Data for this exercise
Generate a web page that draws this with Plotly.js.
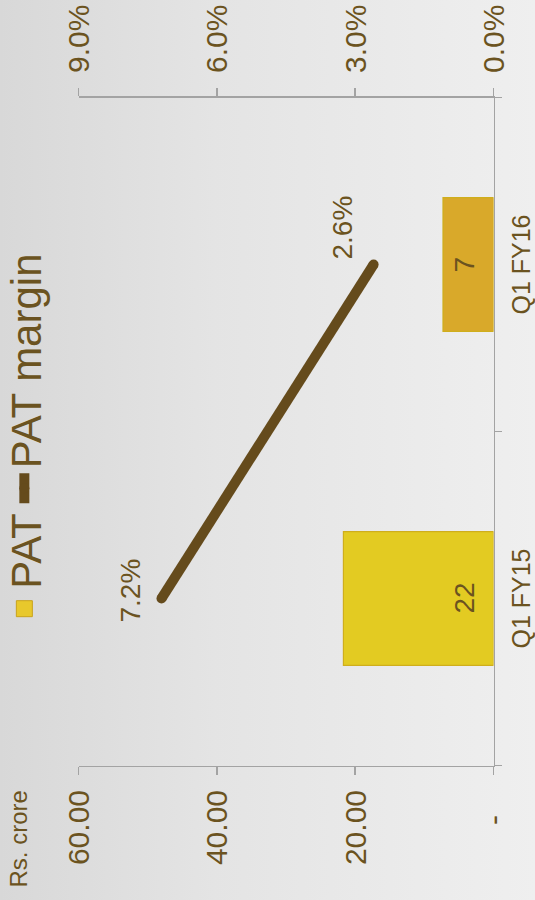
<!DOCTYPE html>
<html>
<head>
<meta charset="utf-8">
<script src="https://cdn.plot.ly/plotly-3.0.1.min.js"></script>
<style>
  html, body { margin: 0; padding: 0; width: 535px; height: 900px; overflow: hidden;
    background: linear-gradient(to right, #d8d8d8 0%, #e4e4e4 40%, #efefef 100%); }
  #chart { position: absolute; width: 900px; height: 535px; left: -182.5px; top: 182.5px;
    transform: rotate(-90deg); transform-origin: 50% 50%; }
</style>
</head>
<body>
<div id="chart"></div>
<script>
const categories = ["Q1 FY15", "Q1 FY16"];
const patValues = [21.7, 7.3];
const patLabels = ["22", "7"];
const marginValues = [7.2, 2.6];
const marginLabels = ["7.2%", "2.6%"];
const leftTickVals = [0, 20, 40, 60];
const leftTickText = ["-\u00a0\u00a0\u00a0", "20.00", "40.00", "60.00"];
const rightTickVals = [0, 3, 6, 9];
const rightTickText = ["0.0%", "3.0%", "6.0%", "9.0%"];

const textColor = "#6b5320";
const lineColor = "#654b1c";
const axisColor = "#a3a3a3";
const font = "Liberation Sans, Arial, sans-serif";

const traces = [
  {
    type: "bar",
    name: "PAT",
    x: categories,
    y: patValues,
    width: 0.4,
    marker: { color: ["#e3cb22", "#d9a92a"], line: { color: "#cfae1c", width: 1.2 } },
    textposition: "none",
    showlegend: false,
    hoverinfo: "skip"
  },
  {
    type: "scatter",
    name: "PAT",
    x: [null],
    y: [null],
    mode: "markers",
    marker: { symbol: "square", color: "#e8c82c", size: 16, line: { color: "#c9a21a", width: 1 } },
    hoverinfo: "skip"
  },
  {
    type: "scatter",
    name: "PAT margin",
    x: categories,
    y: marginValues,
    yaxis: "y2",
    mode: "lines+markers",
    line: { color: lineColor, width: 10 },
    marker: { color: lineColor, size: 10 },
    hoverinfo: "skip"
  }
];

const annotations = [
  {
    text: "Rs. crore",
    xref: "paper", yref: "paper",
    x: -0.185, xanchor: "left",
    y: 1.145, yanchor: "middle",
    showarrow: false,
    font: { family: font, size: 24, color: textColor }
  }
];
const marginLabelShift = [8, 37];
categories.forEach((c, i) => {
  annotations.push({
    text: patLabels[i],
    xref: "x", yref: "y",
    x: c, y: 0,
    xanchor: "center", yanchor: "bottom",
    yshift: 12,
    showarrow: false,
    font: { family: font, size: 28, color: textColor }
  });
  annotations.push({
    text: marginLabels[i],
    xref: "x", yref: "y2",
    x: c, y: marginValues[i],
    xanchor: "center", yanchor: "middle",
    xshift: marginLabelShift[i], yshift: 32,
    showarrow: false,
    font: { family: font, size: 28, color: textColor }
  });
});

const layout = {
  width: 900,
  height: 535,
  margin: { l: 135, r: 97, t: 78, b: 42, autoexpand: false },
  paper_bgcolor: "rgba(0,0,0,0)",
  plot_bgcolor: "rgba(0,0,0,0)",
  font: { family: font, color: textColor, size: 25 },
  showlegend: true,
  legend: {
    orientation: "h",
    x: 0.49, xanchor: "center",
    y: 1.13, yanchor: "middle",
    font: { family: font, size: 42, color: textColor },
    bgcolor: "rgba(0,0,0,0)",
    traceorder: "normal"
  },
  xaxis: {
    type: "category",
    showline: true, linecolor: axisColor, linewidth: 1.5,
    ticks: "outside", tickson: "boundaries", ticklen: 7, tickcolor: axisColor, tickwidth: 1.5,
    tickfont: { family: font, size: 25, color: textColor },
    ticklabelstandoff: 5,
    showgrid: false, zeroline: false
  },
  yaxis: {
    range: [0, 60],
    tickvals: leftTickVals, ticktext: leftTickText,
    showline: true, linecolor: axisColor, linewidth: 1.5,
    ticks: "outside", ticklen: 8, tickcolor: axisColor, tickwidth: 1.5,
    tickfont: { family: font, size: 30, color: textColor },
    ticklabelstandoff: 9,
    showgrid: false, zeroline: false
  },
  yaxis2: {
    range: [0, 9],
    overlaying: "y", side: "right",
    tickvals: rightTickVals, ticktext: rightTickText,
    showline: true, linecolor: axisColor, linewidth: 1.5,
    ticks: "outside", ticklen: 8, tickcolor: axisColor, tickwidth: 1.5,
    tickfont: { family: font, size: 30, color: textColor },
    ticklabelstandoff: 9,
    showgrid: false, zeroline: false
  },
  annotations: annotations
};

Plotly.newPlot("chart", traces, layout, { displayModeBar: false, staticPlot: true });
</script>
</body>
</html>
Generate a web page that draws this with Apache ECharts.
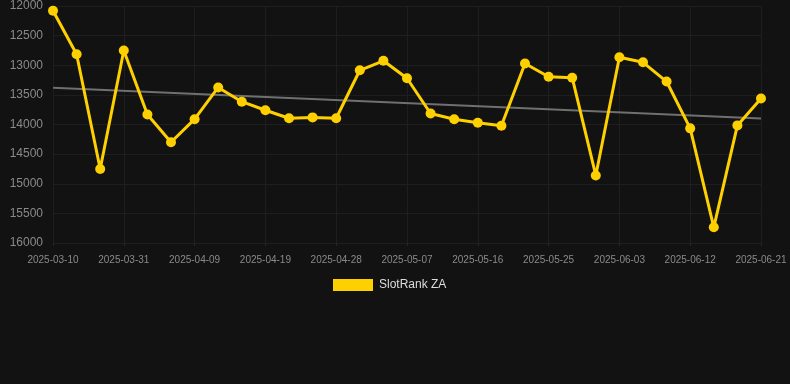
<!DOCTYPE html>
<html>
<head>
<meta charset="utf-8">
<script src="https://cdn.jsdelivr.net/npm/echarts@6/dist/echarts.min.js"></script>
<style>
  html, body { margin: 0; padding: 0; background: #121212; }
  #chart { width: 790px; height: 384px; }
</style>
</head>
<body>
<div id="chart"></div>
<script>
// dates (category axis, one label every third point)
const dates = [
  '2025-03-10', '2025-03-17', '2025-03-24', '2025-03-31', '2025-04-03', '2025-04-06',
  '2025-04-09', '2025-04-13', '2025-04-16', '2025-04-19', '2025-04-22', '2025-04-25',
  '2025-04-28', '2025-05-01', '2025-05-04', '2025-05-07', '2025-05-10', '2025-05-13',
  '2025-05-16', '2025-05-19', '2025-05-22', '2025-05-25', '2025-05-28', '2025-05-31',
  '2025-06-03', '2025-06-06', '2025-06-09', '2025-06-12', '2025-06-15', '2025-06-18',
  '2025-06-21'
];
// rank values (lower is better, axis inverted)
const rankZA = [
  12080, 12815, 14750, 12750, 13830, 14300,
  13910, 13375, 13615, 13760, 13895, 13880,
  13895, 13085, 12925, 13220, 13815, 13910,
  13970, 14020, 12970, 13195, 13210, 14860,
  12865, 12950, 13275, 14065, 15735, 14015,
  13560
];
// trend line end points
const trendStart = 13380;
const trendEnd = 13900;
const yTicks = { min: 12000, max: 16000, step: 500 };

const chart = echarts.init(document.getElementById('chart'));
chart.setOption({
  backgroundColor: '#121212',
  animation: false,
  grid: { left: 53, right: 29, top: 6, bottom: 141 },
  legend: {
    top: 274,
    left: 328,
    data: ['SlotRank ZA'],
    itemWidth: 40,
    itemHeight: 12,
    itemGap: 10,
    icon: 'rect',
    textStyle: { color: '#dddddd', fontSize: 12, padding: [0, 0, 0, 1], fontFamily: 'Liberation Sans, Arial, sans-serif' }
  },
  xAxis: {
    type: 'category',
    data: dates,
    boundaryGap: false,
    axisLine: { show: false },
    axisTick: { show: true, interval: 2, length: 3, lineStyle: { color: '#262626' } },
    axisLabel: {
      interval: 2,
      color: '#8a8a8a',
      fontSize: 10,
      margin: 12,
      fontFamily: 'Liberation Sans, Arial, sans-serif'
    },
    splitLine: { show: true, interval: 2, lineStyle: { color: '#1e1e1e', width: 1 } }
  },
  yAxis: {
    type: 'value',
    inverse: true,
    min: yTicks.min,
    max: yTicks.max,
    interval: yTicks.step,
    axisLine: { show: false },
    axisTick: { show: false },
    axisLabel: {
      color: '#8a8a8a',
      fontSize: 12,
      margin: 10,
      formatter: v => String(v),
      fontFamily: 'Liberation Sans, Arial, sans-serif'
    },
    splitLine: { lineStyle: { color: '#1e1e1e', width: 1 } }
  },
  series: [
    {
      name: 'Trend',
      type: 'line',
      data: [[0, trendStart], [dates.length - 1, trendEnd]],
      symbol: 'none',
      silent: true,
      lineStyle: { color: '#707070', width: 2 },
      z: 1
    },
    {
      name: 'SlotRank ZA',
      type: 'line',
      data: rankZA,
      symbol: 'circle',
      symbolSize: 10,
      itemStyle: { color: '#FFD000' },
      lineStyle: { color: '#FFD000', width: 3 },
      z: 2
    }
  ]
});
</script>
</body>
</html>
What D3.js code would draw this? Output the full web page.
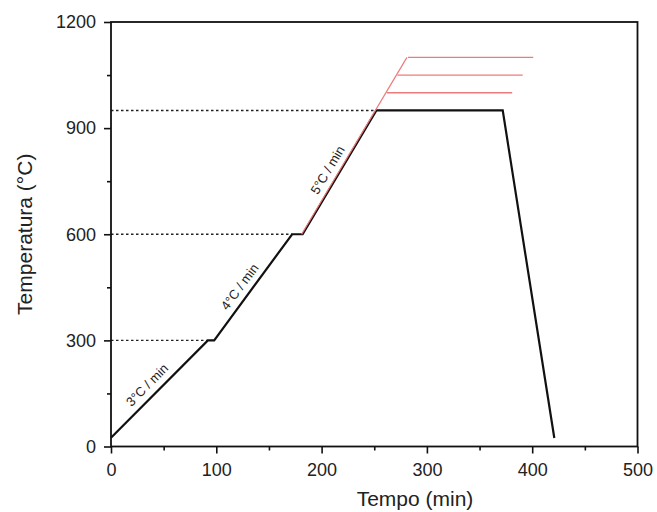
<!DOCTYPE html>
<html>
<head>
<meta charset="utf-8">
<script src="https://cdn.jsdelivr.net/npm/d3@7"></script>
<style>
  body { margin: 0; background: #fff; }
  svg { display: block; font-family: "Liberation Sans", Arial, sans-serif; }
</style>
</head>
<body>
<svg id="chart"></svg>
<script>
// heating profile (black line)
const profileTime = [0, 92, 98, 172, 182, 252, 372, 421];
const profileTemp = [25, 300, 300, 600, 600, 950, 950, 24];

// red ramp continuing at 5 C/min and the higher soaking plateaus
const rampTime = [182, 282];
const rampTemp = [600, 1100];
const plateauTemp = [1000, 1050, 1100];
const plateauStart = [262, 272, 282];
const plateauEnd = [381, 391, 401];

// dotted guides from the y axis to each kink
const guideTemp = [300, 600, 950];
const guideEnd = [92, 172, 252];

// rate labels, placed on the segment at (time, temp)
const rateLabels = ["3°C / min", "4°C / min", "5°C / min"];
const rateTime = [42, 131, 215];
const rateTemp = [151, 432, 765];

const xTicks = [0, 100, 200, 300, 400, 500];
const xMinor = [50, 150, 250, 350, 450];
const yTicks = [0, 300, 600, 900, 1200];
const yMinor = [150, 450, 750, 1050];

const width = 657, height = 512;
const margin = { top: 22, right: 19.5, bottom: 65.5, left: 111 };

const svg = d3.select("#chart").attr("width", width).attr("height", height);

const x = d3.scaleLinear().domain([0, 500]).range([margin.left, width - margin.right]);
const y = d3.scaleLinear().domain([0, 1200]).range([height - margin.bottom, margin.top]);

// axes (major + minor ticks, outward)
svg.append("g")
  .attr("transform", `translate(0,${y(0)})`)
  .call(d3.axisBottom(x).tickValues(xTicks).tickFormat(d3.format("d")).tickSize(7).tickPadding(10));
svg.append("g")
  .attr("transform", `translate(0,${y(0)})`)
  .call(d3.axisBottom(x).tickValues(xMinor).tickSize(4).tickFormat(""));
svg.append("g")
  .attr("transform", `translate(${x(0)},0)`)
  .call(d3.axisLeft(y).tickValues(yTicks).tickFormat(d3.format("d")).tickSize(7).tickPadding(8));
svg.append("g")
  .attr("transform", `translate(${x(0)},0)`)
  .call(d3.axisLeft(y).tickValues(yMinor).tickSize(4).tickFormat(""));

svg.selectAll(".domain").remove();
svg.selectAll(".tick line").attr("stroke", "#111").attr("stroke-width", 1.6);
svg.selectAll(".tick text").attr("font-size", 18).attr("fill", "#222")
  .attr("font-family", "Liberation Sans, Arial, sans-serif");

// dotted guides
svg.append("g").selectAll("line")
  .data(guideTemp)
  .join("line")
  .attr("x1", x(0))
  .attr("x2", (d, i) => x(guideEnd[i]))
  .attr("y1", d => y(d))
  .attr("y2", d => y(d))
  .attr("stroke", "#222")
  .attr("stroke-width", 1.4)
  .attr("stroke-dasharray", "2.5,2.5");

const line = d3.line().x(d => x(d[0])).y(d => y(d[1]));

// main profile
svg.append("path")
  .attr("d", line(d3.zip(profileTime, profileTemp)))
  .attr("fill", "none")
  .attr("stroke", "#111")
  .attr("stroke-width", 2.2)
  .attr("stroke-linejoin", "miter");

// red ramp and plateaus
svg.append("path")
  .attr("d", line(d3.zip(rampTime, rampTemp)))
  .attr("fill", "none")
  .attr("stroke", "#ee7b7b")
  .attr("stroke-width", 1.2)
  .attr("transform", "translate(-1,0)");

svg.append("g").selectAll("line")
  .data(plateauTemp)
  .join("line")
  .attr("x1", (d, i) => x(plateauStart[i]))
  .attr("x2", (d, i) => x(plateauEnd[i]))
  .attr("y1", d => y(d))
  .attr("y2", d => y(d))
  .attr("stroke", "#ee7b7b")
  .attr("stroke-width", 1.3);

// frame
svg.append("rect")
  .attr("x", x(0))
  .attr("y", y(1200))
  .attr("width", x(500) - x(0))
  .attr("height", y(0) - y(1200))
  .attr("fill", "none")
  .attr("stroke", "#111")
  .attr("stroke-width", 1.8);

// rate annotations, rotated along their segment
const slopes = [3, 4, 5];
svg.append("g").selectAll("text")
  .data(rateLabels)
  .join("text")
  .attr("transform", (d, i) => {
    const dx = x(1) - x(0);
    const dy = y(slopes[i]) - y(0);
    const ang = Math.atan2(dy, dx) * 180 / Math.PI;
    return `translate(${x(rateTime[i])},${y(rateTemp[i])}) rotate(${ang})`;
  })
  .attr("dy", -7)
  .attr("text-anchor", "middle")
  .attr("font-size", 13)
  .attr("fill", "#222")
  .text(d => d);

// axis titles
svg.append("text")
  .attr("x", 415)
  .attr("y", 506)
  .attr("text-anchor", "middle")
  .attr("font-size", 21)
  .attr("fill", "#222")
  .text("Tempo (min)");

svg.append("text")
  .attr("transform", `translate(32,${(y(0) + y(1200)) / 2}) rotate(-90)`)
  .attr("text-anchor", "middle")
  .attr("font-size", 21)
  .attr("fill", "#222")
  .text("Temperatura (°C)");
</script>
</body>
</html>
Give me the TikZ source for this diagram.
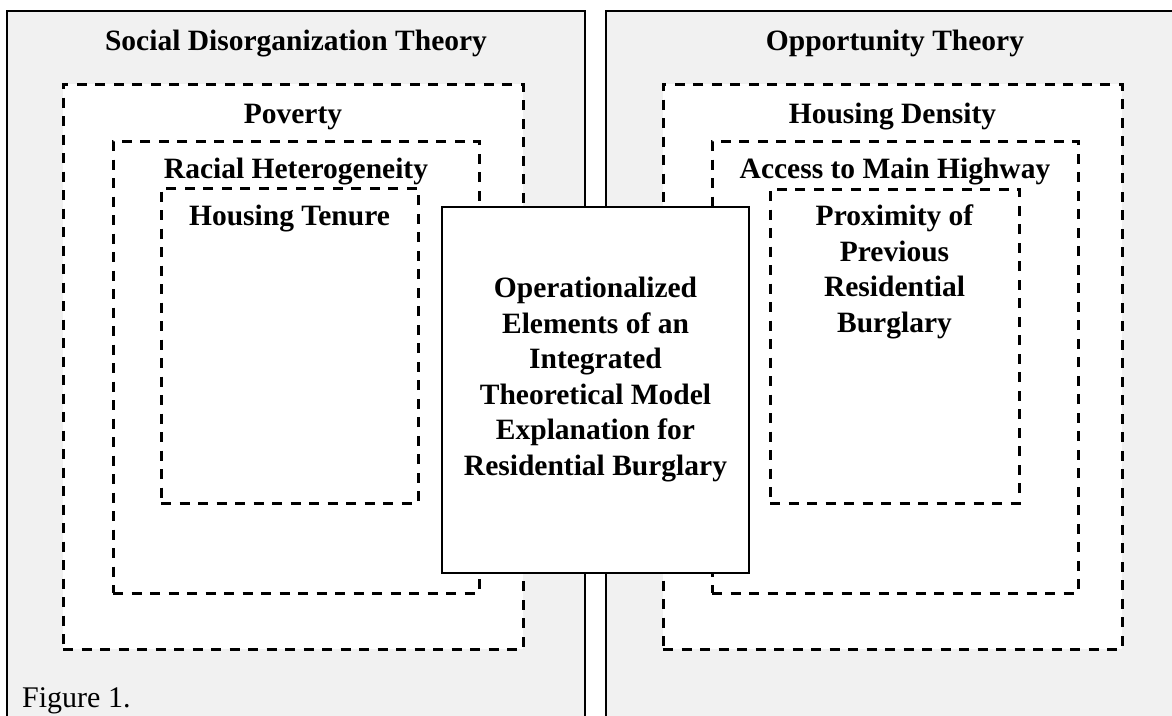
\documentclass[tikz,border=0pt]{standalone}
\usepackage{fontspec}
\setmainfont{Liberation Serif}
\usetikzlibrary{positioning}

\definecolor{panelgray}{HTML}{F1F1F1}

\tikzset{
  panel/.style={draw, line width=2.6pt, fill=panelgray, anchor=north west,
    inner sep=0pt, outer sep=0pt},
  factor/.style={draw, line width=3pt, dash pattern=on 10pt off 8.5pt,
    fill=white, anchor=north west, inner sep=0pt, outer sep=0pt},
  core/.style={draw, line width=2.6pt, fill=white, anchor=north west,
    inner sep=0pt, outer sep=0pt},
  heading/.style={font=\fontsize{29.5}{35.5}\selectfont\bfseries, anchor=base,
    inner sep=0pt, align=center},
}

\begin{document}
\begin{tikzpicture}[x=1pt, y=-1pt]
  \clip (0,0) rectangle (1172,715);
  \fill[white] (0,0) rectangle (1172,715);

  % two theory panels, open at the bottom
  \node[panel, minimum width=578pt, minimum height=760pt] (sdt) at (7,11) {};
  \node[panel, minimum width=578pt, minimum height=760pt] (opp) at (606,11) {};
  \node[heading] (sdtlabel) at ([yshift=-39pt]sdt.north) {Social Disorganization Theory};
  \node[heading] (opplabel) at ([yshift=-39pt]opp.north) {Opportunity Theory};

  % nested factors, left side
  \node[factor, minimum width=460pt, minimum height=565pt] (poverty) at (63,84) {};
  \node[heading] (povertylabel) at ([yshift=-39pt]poverty.north) {Poverty};
  \node[factor, minimum width=366pt, minimum height=452pt] (racial) at (113,141) {};
  \node[heading] (raciallabel) at ([yshift=-37pt]racial.north) {Racial Heterogeneity};
  \node[factor, minimum width=257pt, minimum height=315pt] (tenure) at (161,188) {};
  \node[heading] (tenurelabel) at ([yshift=-37pt]tenure.north) {Housing Tenure};

  % nested factors, right side
  \node[factor, minimum width=459pt, minimum height=565pt] (density) at (663,84) {};
  \node[heading] (densitylabel) at ([yshift=-39pt]density.north) {Housing Density};
  \node[factor, minimum width=366pt, minimum height=452pt] (highway) at (712,141) {};
  \node[heading] (highwaylabel) at ([yshift=-37pt]highway.north) {Access to Main Highway};
  \node[factor, minimum width=249pt, minimum height=314pt] (proximity) at (770,189) {};
  \node[heading, anchor=north] (proximitylabel) at ([yshift=-16pt]proximity.north)
    {Proximity of\\Previous\\Residential\\Burglary};

  % integrated model in the middle
  \node[core, minimum width=307pt, minimum height=366pt] (model) at (442,207) {};
  \node[heading, anchor=north] (modellabel) at ([yshift=-70pt]model.north)
    {Operationalized\\Elements of an\\Integrated\\Theoretical Model\\Explanation for\\Residential Burglary};

  \node[font=\fontsize{30}{36}\selectfont, anchor=base west, inner sep=0pt] (caption)
    at (22,707) {Figure 1.};
\end{tikzpicture}
\end{document}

Instructions to follow
Leave out the pictures and give again exactly the lines from the one with "Give me the TikZ source for this diagram." through the one with "(opplabel) at ([yshift=-39pt]opp.north)", and no others.

Worked solution
Give me the TikZ source for this diagram.
\documentclass[tikz,border=0pt]{standalone}
\usepackage{fontspec}
\setmainfont{Liberation Serif}
\usetikzlibrary{positioning}

\definecolor{panelgray}{HTML}{F1F1F1}

\tikzset{
  panel/.style={draw, line width=2.6pt, fill=panelgray, anchor=north west,
    inner sep=0pt, outer sep=0pt},
  factor/.style={draw, line width=3pt, dash pattern=on 10pt off 8.5pt,
    fill=white, anchor=north west, inner sep=0pt, outer sep=0pt},
  core/.style={draw, line width=2.6pt, fill=white, anchor=north west,
    inner sep=0pt, outer sep=0pt},
  heading/.style={font=\fontsize{29.5}{35.5}\selectfont\bfseries, anchor=base,
    inner sep=0pt, align=center},
}

\begin{document}
\begin{tikzpicture}[x=1pt, y=-1pt]
  \clip (0,0) rectangle (1172,715);
  \fill[white] (0,0) rectangle (1172,715);

  % two theory panels, open at the bottom
  \node[panel, minimum width=578pt, minimum height=760pt] (sdt) at (7,11) {};
  \node[panel, minimum width=578pt, minimum height=760pt] (opp) at (606,11) {};
  \node[heading] (sdtlabel) at ([yshift=-39pt]sdt.north) {Social Disorganization Theory};
  \node[heading] (opplabel) at ([yshift=-39pt]opp.north) {Opportunity Theory};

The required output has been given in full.